Но так как этическая сторона вынесена драматургом за скобки, театру остается только сторона эстетическая, художественная – и здесь все замечательно. Более чем полуторавековой (1844 – 2008) временной отрезок пройден режиссером и актерами ярко и увлекательно – спектакль длительностью, если быть точным, 4 часа 12 минут не оставляет ощущения затянутости.

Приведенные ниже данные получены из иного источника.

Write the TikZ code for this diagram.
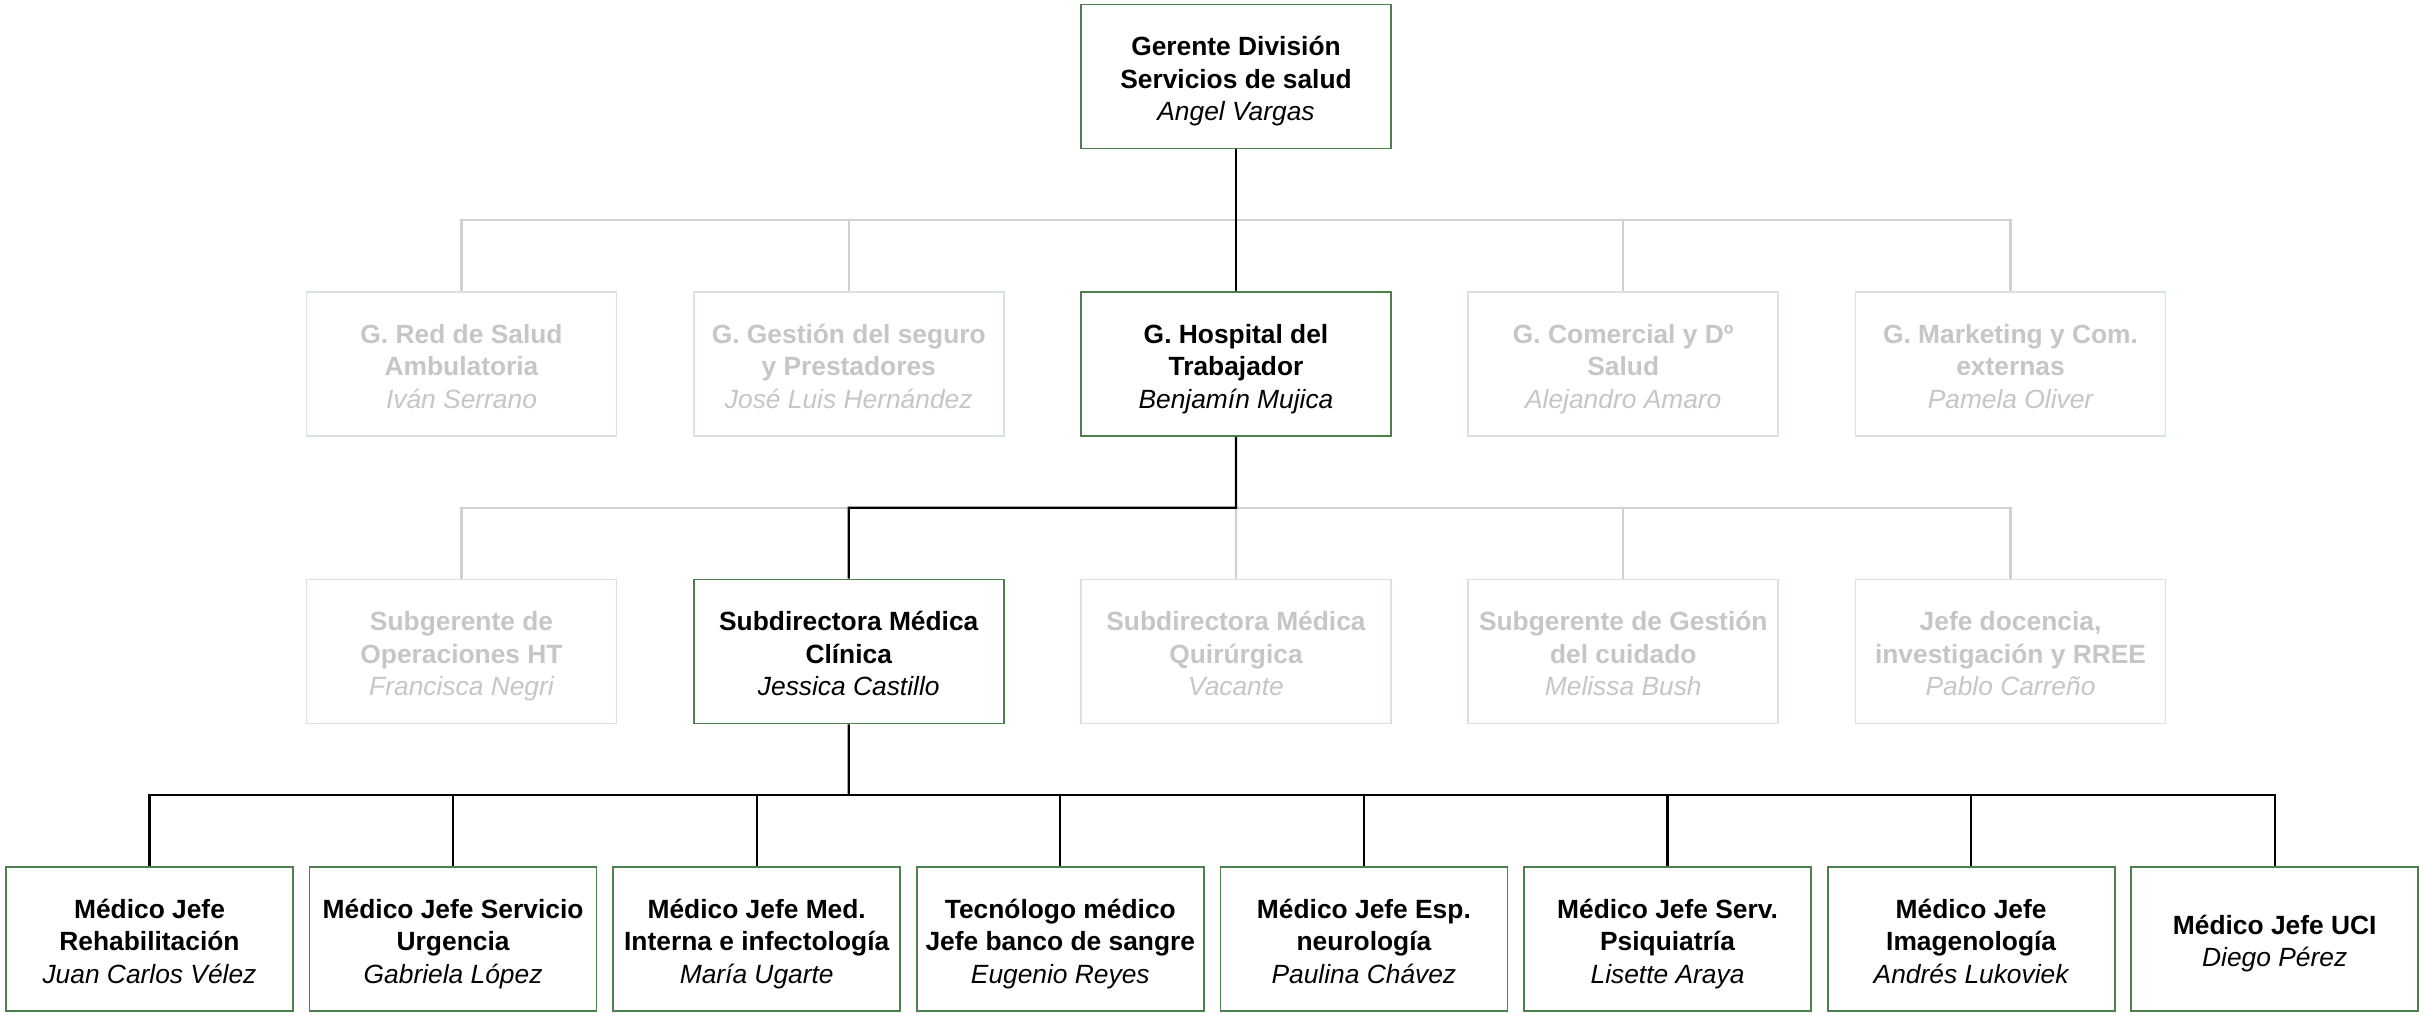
\documentclass[tikz,border=0pt]{standalone}
\usepackage{fontspec}
\setmainfont{Liberation Sans}
\usepackage{xcolor}
\usepackage{tikz}
\usetikzlibrary{
    shapes,
    positioning,
    calc
}
\definecolor{verde}{RGB}{78,128,78}
\definecolor{bordeoff}{RGB}{216,228,216}
\definecolor{lineaoff}{RGB}{208,208,208}
\definecolor{textooff}{RGB}{198,198,198}
\newcommand{\puesto}[2]{\rule{0pt}{8.4pt}#1\\{\mdseries\itshape #2}\rule[-1.7pt]{0pt}{1.7pt}}
\tikzset{
  box/.style = {
      draw=verde,
      line width=0.5pt,
      rectangle,
      fill=white,
      minimum width=3.1cm,
      minimum height=1.44cm,
      inner sep=0pt,
      align=center,
      font=\fontsize{7.5}{9.2}\selectfont\bfseries
  },
  off/.style = {
      box,
      draw=bordeoff,
      text=textooff
  },
  jefe/.style = {
      box,
      minimum width=2.87cm
  },
  link/.style = {
      line width=0.6pt,
      black
  },
  faint/.style = {
      line width=0.6pt,
      lineaoff
  }
}

\begin{document}
\begin{tikzpicture}[node distance=2.875cm]
        \useasboundingbox (0,0) rectangle (24.2,-10.12);
        \node[box] at (12.36,-0.765) (top) {\puesto{Gerente División\\Servicios de salud}{Angel Vargas}};
        % Gerencias
        \node[box, below of=top] (hosp) {\puesto{G. Hospital del\\Trabajador}{Benjamín Mujica}};
        \node[off, left of=hosp, node distance=3.8725cm] (seg) {\puesto{G. Gestión del seguro\\y Prestadores}{José Luis Hernández}};
        \node[off, left of=seg, node distance=3.8725cm] (red) {\puesto{G. Red de Salud\\Ambulatoria}{Iván Serrano}};
        \node[off, right of=hosp, node distance=3.8725cm] (com) {\puesto{G. Comercial y Dº\\Salud}{Alejandro Amaro}};
        \node[off, right of=com, node distance=3.8725cm] (mkt) {\puesto{G. Marketing y Com.\\externas}{Pamela Oliver}};
        % Subgerencias
        \node[off, below of=red] (oper) {\puesto{Subgerente de\\Operaciones HT}{Francisca Negri}};
        \node[box, below of=seg] (clin) {\puesto{Subdirectora Médica\\Clínica}{Jessica Castillo}};
        \node[off, below of=hosp] (quir) {\puesto{Subdirectora Médica\\Quirúrgica}{Vacante}};
        \node[off, below of=com] (cuid) {\puesto{Subgerente de Gestión\\del cuidado}{Melissa Bush}};
        \node[off, below of=mkt] (doc) {\puesto{Jefe docencia,\\investigación y RREE}{Pablo Carreño}};
        % Jefaturas
        \node[jefe] at (1.495,-9.39) (rehab) {\puesto{Médico Jefe\\Rehabilitación}{Juan Carlos Vélez}};
        \node[jefe, right of=rehab, node distance=3.036cm] (urg) {\puesto{Médico Jefe Servicio\\Urgencia}{Gabriela López}};
        \node[jefe, right of=urg, node distance=3.036cm] (inter) {\puesto{Médico Jefe Med.\\Interna e infectología}{María Ugarte}};
        \node[jefe, right of=inter, node distance=3.036cm] (sangre) {\puesto{Tecnólogo médico\\Jefe banco de sangre}{Eugenio Reyes}};
        \node[jefe, right of=sangre, node distance=3.036cm] (neuro) {\puesto{Médico Jefe Esp.\\neurología}{Paulina Chávez}};
        \node[jefe, right of=neuro, node distance=3.036cm] (psiq) {\puesto{Médico Jefe Serv.\\Psiquiatría}{Lisette Araya}};
        \node[jefe, right of=psiq, node distance=3.036cm] (imag) {\puesto{Médico Jefe\\Imagenología}{Andrés Lukoviek}};
        \node[jefe, right of=imag, node distance=3.036cm] (uci) {\puesto{Médico Jefe UCI}{Diego Pérez}};
        % Buses
        \coordinate (bus1) at ($(top.south)!0.5!(hosp.north)$);
        \coordinate (bus2) at ($(hosp.south)!0.5!(quir.north)$);
        \coordinate (bus3) at ($(clin.south)!0.5!(clin.south |- rehab.north)$);
        % Edges
        \draw[faint] (red.north) |- (bus1) -| (mkt.north);
        \draw[faint] (seg.north) |- (bus1);
        \draw[faint] (com.north) |- (bus1);
        \draw[faint] (oper.north) |- (bus2) -| (doc.north);
        \draw[faint] (quir.north) -- (bus2);
        \draw[faint] (cuid.north) |- (bus2);
        \draw[link] (top) -- (hosp);
        \draw[link] (hosp.south) -- (bus2) -| (clin.north);
        \draw[link] (clin.south) -- (bus3);
        \draw[link] (rehab.north) |- (bus3) -| (uci.north);
        \draw[link] (urg.north) |- (bus3);
        \draw[link] (inter.north) |- (bus3);
        \draw[link] (sangre.north) |- (bus3);
        \draw[link] (neuro.north) |- (bus3);
        \draw[link] (psiq.north) |- (bus3);
        \draw[link] (imag.north) |- (bus3);
    \end{tikzpicture}
\end{document}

Предать семейное дело - самоубийство

Части трилогии озаглавлены: «Братья», «Отцы и дети» и «Бессмертие». Последнее заглавие несет в себе печальную иронию: бессмертие-то наступает после физической смерти. В данном случае не человека – поколения; мужчины семьи Лимэн, сменяя друг друга, поддерживают и раздувают пламя жизни фирмы Lehman Brothers, зажженное тремя братьями-основоположниками, Генри (Кангур), Эмануэлем (Мальмстен) и Мейером (Выйгемаст). Все начинается с того, как прибывший в Америку из крошечного баварского городка первым старший брат Хайюм Леман сходит по трапу парохода, и чиновник миграционной службы, не в силах произнести непривычное американцу имя, выдает ему документы на имя Генри Лимэн.

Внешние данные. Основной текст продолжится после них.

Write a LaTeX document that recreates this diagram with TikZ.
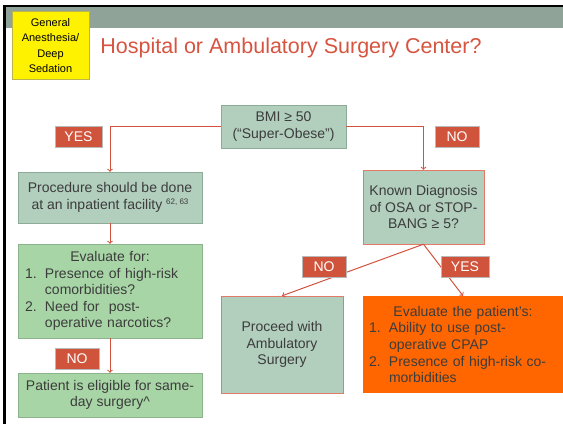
\documentclass[tikz,border=0pt]{standalone}
\usepackage{fontspec}
\setmainfont{Liberation Sans}
\usepackage{xcolor}
\usetikzlibrary{shapes,arrows,positioning,calc}

\definecolor{sage}{RGB}{178,206,189}
\definecolor{sageline}{RGB}{140,172,152}
\definecolor{leaf}{RGB}{168,213,166}
\definecolor{leafline}{RGB}{140,180,140}
\definecolor{rust}{RGB}{226,124,104}
\definecolor{flowred}{RGB}{210,82,62}
\definecolor{tagred}{RGB}{208,84,60}
\definecolor{titlered}{RGB}{214,84,64}
\definecolor{band}{RGB}{143,163,152}
\definecolor{hot}{RGB}{255,102,0}
\definecolor{ink}{RGB}{60,60,60}

% numbered lines inside the list boxes
\newcommand{\numline}[2]{\makebox[20pt][l]{#1}#2}
\newcommand{\contline}[1]{\hspace*{20pt}#1}
% small raised reference numbers
\newcommand{\refnums}[1]{\raisebox{5pt}{\fontsize{8}{8}\selectfont #1}}

\begin{document}
\begin{tikzpicture}[x=1pt,y=1pt,
    txt/.style={text=ink, font=\fontsize{14}{16.6}\selectfont},
    box/.style={txt, draw=sageline, fill=sage, align=center, inner sep=0pt},
    tag/.style={draw=gray!55, fill=tagred, text=white, font=\fontsize{14}{16}\selectfont,
                inner sep=0pt, minimum height=21},
    flow/.style={->, draw=flowred, line width=1pt}]
\useasboundingbox (0,0) rectangle (563,424);

% frame and header band
\fill[black] (3,0) rectangle (6,419);
\fill[black] (3,417) rectangle (563,419);
\fill[band] (6,396) rectangle (563,417);

\node[draw=olive!60, fill=yellow, text=black, align=center, inner sep=0pt,
      minimum width=77, minimum height=68, font=\fontsize{11}{15.5}\selectfont]
      (sedation) at (50.5,378.5) {General\\Anesthesia/\\Deep\\Sedation};
\node[text=titlered, font=\fontsize{21.5}{26}\selectfont] (title) at (291,376)
      {Hospital or Ambulatory Surgery Center?};

% decision boxes
\node[box, minimum width=125, minimum height=43] (bmi) at (283.5,297.5)
      {BMI ≥ 50\\(“Super-Obese”)};
\node[box, minimum width=184, minimum height=51] (inpat) at (110,226.5)
      {Procedure should be done\\at an inpatient facility \refnums{62, 63}};
\node[box, draw=rust, minimum width=121, minimum height=74] (osa) at (423.5,217)
      {Known Diagnosis\\of OSA or STOP-\\BANG ≥ 5?};
\node[box, draw=leafline, fill=leaf, align=left, text width=170, inner xsep=7,
      minimum height=94] (evalfor) at (110,133)
      {\makebox[170pt]{Evaluate for:}\\
       \numline{1.}{Presence of high-risk}\\
       \contline{comorbidities?}\\
       \numline{2.}{Need for\ \ post-}\\
       \contline{operative narcotics?}};
\node[box, draw=leafline, fill=leaf, minimum width=184, minimum height=44] (sameday) at (110,29)
      {Patient is eligible for same-\\day surgery\^{}};
\node[box, draw=rust, minimum width=122, minimum height=97] (ambu) at (282,79.5)
      {Proceed with\\Ambulatory\\Surgery};
\node[box, draw=none, fill=hot, align=left, text width=188, inner xsep=6,
      minimum height=97] (cpap) at (463,79.5)
      {\makebox[188pt]{Evaluate the patient’s:}\\
       \numline{1.}{Ability to use post-}\\
       \contline{operative CPAP}\\
       \numline{2.}{Presence of high-risk co-}\\
       \contline{morbidities}};

% connectors
\draw[flow] (bmi.west) -| (inpat.north);
\draw[flow] (bmi.east) -| (osa.north);
\draw[flow] (inpat.south) -- (evalfor.north);
\draw[flow] (evalfor.south) -- (sameday.north);
\draw[flow] (osa.south) -- (ambu.north);
\draw[flow] (osa.south) -- (cpap.north);

% answers on the branches
\node[tag, minimum width=47] (yesleft) at (78.5,287) {YES};
\node[tag, minimum width=44] (noright) at (457,287) {NO};
\node[tag, minimum width=44] (nolow) at (77,65.5) {NO};
\node[tag, minimum width=44] (nomid) at (324,157.5) {NO};
\node[tag, minimum width=48] (yesmid) at (465,157) {YES};
\end{tikzpicture}
\end{document}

Далее следует история о том, как три брата, открыв в хлопковом штате Алабама, в городе Монтгомери, лавочку, торгующую тканями и одеждой, постепенно перепрофилируют свой бизнес: начинают принимать в качестве платы не деньги, которых у фермеров вечно не хватает, а хлопок, начинают торговать им, затем выходят на биржу в Нью-Йорке, превращают свою торговлю в банковское дело. Первая часть – своего рода героическая симфония, воспевающая людей, которые даже в критической ситуации (война между Севером и Югом, разрушившая коммуникации и разорившая миллионы людей) не позволяют себе опустить руки и находят выход из положения. История становления банка становится в самом деле историей «Американской мечты» - три приехавшие из европейского захолустья брата-еврея поднимаются на вершину успеха (если верить Массини, действуя относительно честными способами, храня верность семейным традициям и своей дружбе).

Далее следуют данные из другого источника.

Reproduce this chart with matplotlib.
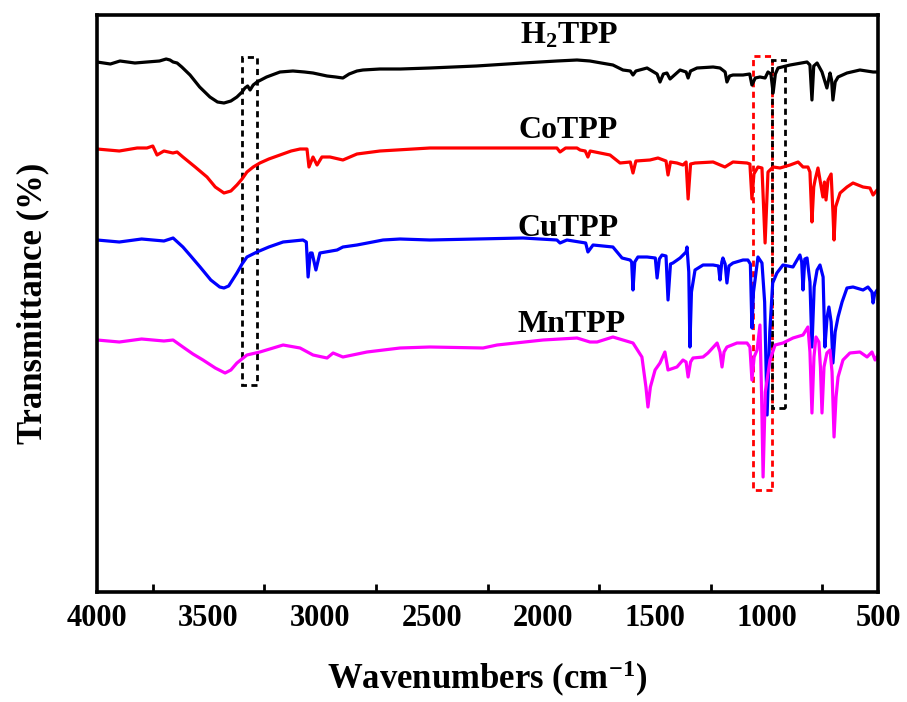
import matplotlib
matplotlib.use("Agg")
import matplotlib.pyplot as plt
from matplotlib.patches import Rectangle
from matplotlib.ticker import MultipleLocator, NullLocator

plt.rcParams['font.family'] = ['Liberation Serif', 'DejaVu Serif']
plt.rcParams['font.weight'] = 'bold'
plt.rcParams['mathtext.fontset'] = 'custom'
plt.rcParams['mathtext.rm'] = 'Liberation Serif:bold'
plt.rcParams['mathtext.bf'] = 'Liberation Serif:bold'
plt.rcParams['mathtext.it'] = 'Liberation Serif:bold'
plt.rcParams['mathtext.default'] = 'bf'

# ── FTIR spectra (wavenumber in cm-1, stacked transmittance in a.u.) ─────────
h2tpp_wn = [4000, 3940, 3897, 3830, 3776, 3720, 3690, 3673, 3659, 3641, 3620,
            3583, 3540, 3494, 3460, 3431, 3400, 3373, 3350, 3337, 3325, 3314,
            3300, 3283, 3240, 3180, 3122, 3070, 3032, 2969, 2930, 2898, 2870,
            2835, 2808, 2732, 2640, 2508, 2300, 2091, 1939, 1849, 1791, 1740,
            1688, 1643, 1610, 1598, 1585, 1535, 1490, 1477, 1462, 1446, 1432,
            1387, 1360, 1351, 1340, 1311, 1239, 1208, 1185, 1177, 1165, 1150,
            1105, 1075, 1065, 1050, 1029, 1006, 993, 980, 970, 960, 948, 894,
            818, 805, 796, 788, 773, 751, 729, 715, 708, 702, 692, 679, 639,
            581, 522, 500]
h2tpp_t = [530, 528, 531, 529, 530, 531, 533, 532, 530, 529, 525,
           517, 505, 495, 490, 489, 491, 495, 500, 504, 506, 502,
           507, 510, 515, 520, 521, 520, 519, 516, 515, 514, 518,
           521, 522, 523, 523, 524, 526, 529, 531, 532, 531, 529,
           527, 522, 521, 517, 521, 524, 518, 510, 518, 519, 513,
           522, 520, 514, 521, 524, 525, 524, 520, 510, 516, 517,
           517, 518, 507, 514, 515, 514, 520, 518, 499, 518, 524, 527,
           530, 527, 492, 526, 529, 520, 504, 519, 512, 492, 510, 515,
           519, 522, 520, 520]

cotpp_wn = [4000, 3900, 3820, 3776, 3750, 3731, 3700, 3660, 3641, 3615, 3560,
            3507, 3470, 3431, 3400, 3373, 3350, 3328, 3300, 3270, 3230, 3180,
            3130, 3090, 3059, 3050, 3032, 3014, 2992, 2956, 2898, 2835, 2732,
            2508, 2200, 1939, 1925, 1900, 1849, 1835, 1812, 1800, 1790, 1701,
            1656, 1610, 1598, 1585, 1522, 1486, 1450, 1441, 1430, 1401, 1374,
            1360, 1351, 1340, 1320, 1239, 1186, 1150, 1087, 1074, 1065, 1056,
            1051, 1038, 1020, 1006, 993, 970, 939, 894, 858, 836, 814, 805, 796,
            788, 782, 769, 747, 740, 733, 724, 710, 702, 697, 690, 670, 639,
            612, 567, 536, 522, 504, 500]
cotpp_t = [443, 441, 444, 444, 446, 437, 441, 439, 440, 435, 425,
           415, 405, 399, 401, 407, 413, 420, 425, 429, 433, 437,
           441, 443, 443, 425, 435, 427, 435, 435, 432, 438, 441,
           444, 444, 444, 440, 444, 444, 442, 441, 435, 441, 437,
           429, 430, 419, 431, 432, 434, 431, 417, 430, 429, 427,
           430, 393, 428, 429, 430, 425, 430, 429, 428, 393, 418,
           420, 425, 424, 349, 420, 425, 424, 427, 430, 425, 425, 420, 370,
           405, 412, 424, 395, 410, 392, 412, 418, 380, 352, 385, 399, 405,
           409, 405, 404, 397, 402, 402]

cutpp_wn = [4000, 3900, 3800, 3700, 3659, 3615, 3580, 3538, 3490, 3450, 3431,
            3410, 3373, 3350, 3328, 3283, 3230, 3166, 3077, 3062, 3054, 3044,
            3036, 3019, 3001, 2924, 2898, 2835, 2718, 2642, 2508, 2091, 1939,
            1925, 1894, 1810, 1800, 1777, 1688, 1647, 1611, 1604, 1598, 1590,
            1576, 1535, 1498, 1490, 1480, 1468, 1450, 1441, 1430, 1419, 1387,
            1360, 1356, 1348, 1343, 1336, 1320, 1284, 1239, 1215, 1208, 1200,
            1195, 1185, 1177, 1168, 1150, 1105, 1083, 1072, 1065, 1058, 1051,
            1038, 1020, 1008, 997, 985, 972, 953, 926, 881, 850, 842, 836, 828,
            818, 805, 796, 786, 773, 760, 746, 738, 728, 720, 710, 702, 692,
            679, 661, 639, 612, 567, 545, 527, 522, 515, 504, 500]
cutpp_t = [352, 350, 353, 351, 354, 345, 336, 325, 312, 305, 304,
           306, 319, 328, 335, 340, 345, 350, 352, 350, 315, 339,
           339, 322, 339, 342, 345, 347, 352, 353, 352, 354, 352,
           349, 352, 349, 340, 347, 345, 334, 332, 330, 302, 330,
           335, 335, 334, 314, 333, 337, 336, 292, 328, 329, 334,
           340, 345, 320, 245, 300, 322, 327, 327, 326, 312, 330,
           334, 328, 309, 326, 329, 332, 332, 328, 264, 300, 312,
           335, 329, 290, 177, 260, 309, 319, 327, 325, 337, 330, 302, 333,
           334, 310, 245, 305, 322, 327, 315, 245, 275, 285, 270, 229, 260,
           275, 290, 304, 305, 302, 305, 300, 289, 298, 302, 302]

mntpp_wn = [4000, 3900, 3800, 3700, 3659, 3615, 3570, 3525, 3470, 3426, 3400,
            3373, 3328, 3270, 3166, 3090, 3032, 2969, 2942, 2898, 2790, 2642,
            2508, 2270, 2207, 2001, 1849, 1791, 1759, 1688, 1598, 1558, 1540,
            1531, 1520, 1499, 1477, 1455, 1441, 1401, 1374, 1360, 1351, 1340,
            1329, 1284, 1262, 1221, 1208, 1199, 1190, 1177, 1132, 1087, 1074,
            1065, 1055, 1042, 1029, 1022, 1015, 1005, 984, 961, 926, 881, 836,
            814, 805, 796, 787, 778, 765, 758, 751, 742, 729, 715, 706, 697,
            688, 679, 657, 626, 581, 549, 527, 513, 500]
mntpp_t = [252, 250, 253, 251, 252, 245, 238, 232, 224, 219, 222,
           229, 237, 240, 247, 244, 237, 234, 239, 235, 240, 244,
           245, 244, 247, 252, 254, 250, 250, 255, 249, 235, 205,
           185, 205, 222, 229, 240, 222, 225, 232, 230, 215, 230,
           234, 235, 239, 249, 240, 225, 240, 245, 249, 249, 245,
           212, 235, 242, 267, 200, 115, 200, 232, 247, 249, 254, 257,
           265, 240, 179, 235, 255, 250, 225, 179, 225, 239, 242, 220, 155,
           195, 215, 232, 239, 240, 235, 240, 232, 237]

series = [
    (h2tpp_wn, h2tpp_t, 'black'),
    (cotpp_wn, cotpp_t, '#ff0000'),
    (cutpp_wn, cutpp_t, '#0000ff'),
    (mntpp_wn, mntpp_t, '#ff00ff'),
]

# curve names and where they sit (wavenumber, height)
names = [r'H$_{2}$TPP', 'CoTPP', 'CuTPP', 'MnTPP']
name_wn = [1885, 1890, 1890, 1875]
name_t = [556, 462, 364, 268]

# marked bands: (high wn, low wn, bottom, top, colour)
boxes = [
    (3350, 3283, 207, 535, 'black'),
    (1058, 973, 102, 536, '#ff0000'),
    (977, 917, 184, 532, 'black'),
]

# ── Plot ──────────────────────────────────────────────────────────────────────
fig = plt.figure(figsize=(9.07, 7.02), dpi=100)
ax = fig.add_axes([97 / 907, 110 / 702, 781 / 907, 577 / 702])

for wn, t, c in series:
    ax.plot(wn, t, color=c, lw=2.3, solid_joinstyle='round')

for name, x, y in zip(names, name_wn, name_t):
    ax.text(x, y, name, fontsize=23, fontweight='bold', ha='center',
            va='center')

for hi, lo, b, top, c in boxes:
    ax.add_patch(Rectangle((lo, b), hi - lo, top - b, fill=False,
                           edgecolor=c, lw=2, linestyle=(0, (2.2, 1.6))))

ax.set_xlim(4000, 500)
ax.set_ylim(0, 577)

ax.xaxis.set_major_locator(MultipleLocator(500))
ax.xaxis.set_minor_locator(MultipleLocator(500, offset=250))
ax.yaxis.set_major_locator(NullLocator())
ax.tick_params(axis='x', which='major', length=0, pad=9, labelsize=22)
ax.tick_params(axis='x', which='minor', direction='in', length=6, width=2)
for lbl in ax.get_xticklabels():
    lbl.set_fontweight('bold')

for sp in ax.spines.values():
    sp.set_linewidth(2.6)

ax.set_xlabel('Wavenumbers (cm$^{-1}$)', fontsize=25, fontweight='bold',
              labelpad=18)
ax.set_ylabel('Transmittance (%)', fontsize=25, fontweight='bold',
              labelpad=34)

fig.savefig('out.png', dpi=100)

Монотонность губительна: эпос должен включать в себя и комические сцены. Структура спектакля прекрасно подходит для этого: сцена сватовства, как положено, невеста дважды отказывает кандидату в женихи, но в третий раз смиряется – и женское кокетство в исполнении актера-мужчины, конечно, почти клоунада, но суть-то характера разборчивой кокетки уловлена точно! Или – уже во второй части – когда Гуйдо Кангур, оставшись в жилетке и белой рубахе и закатав брюки, играет подростка-вундеркинда, лучше разбирающегося в перспективах бизнеса, чем взрослые. Или он же в третьей части, играя невесту, а потом жену, последнего лидера династии Лимэнов, Роберта: портрет пустой и жеманной «светской львицы» выполнен с убийственной точностью.

Патриархальный уклад семейного банка кажется «модернисту» Роберту безнадежно устаревшим, и он вводит в совет директоров Пита Питерсона и Льюиса Лаксмана, людей, преуспевших в карьере, но чуждых сентиментальным традициям Lehman Brothers. (Лаксман за свою хамскую манеру обращаться с сотрудниками и беспардонность в делах с партнерами получил прозвище Горилла). Эти двое (в исполнении Кангура и Мальмстена) ненавидят друг друга – и не тая ненависти, торгуются за право единолично решать дела банка.

А затем наступает кризис – и все летит в пропасть.

Но для театра важно другое: те возможности, которые режиссер нашел в пьесе и которые прекрасно реализовали актерское трио и трио музыкантов.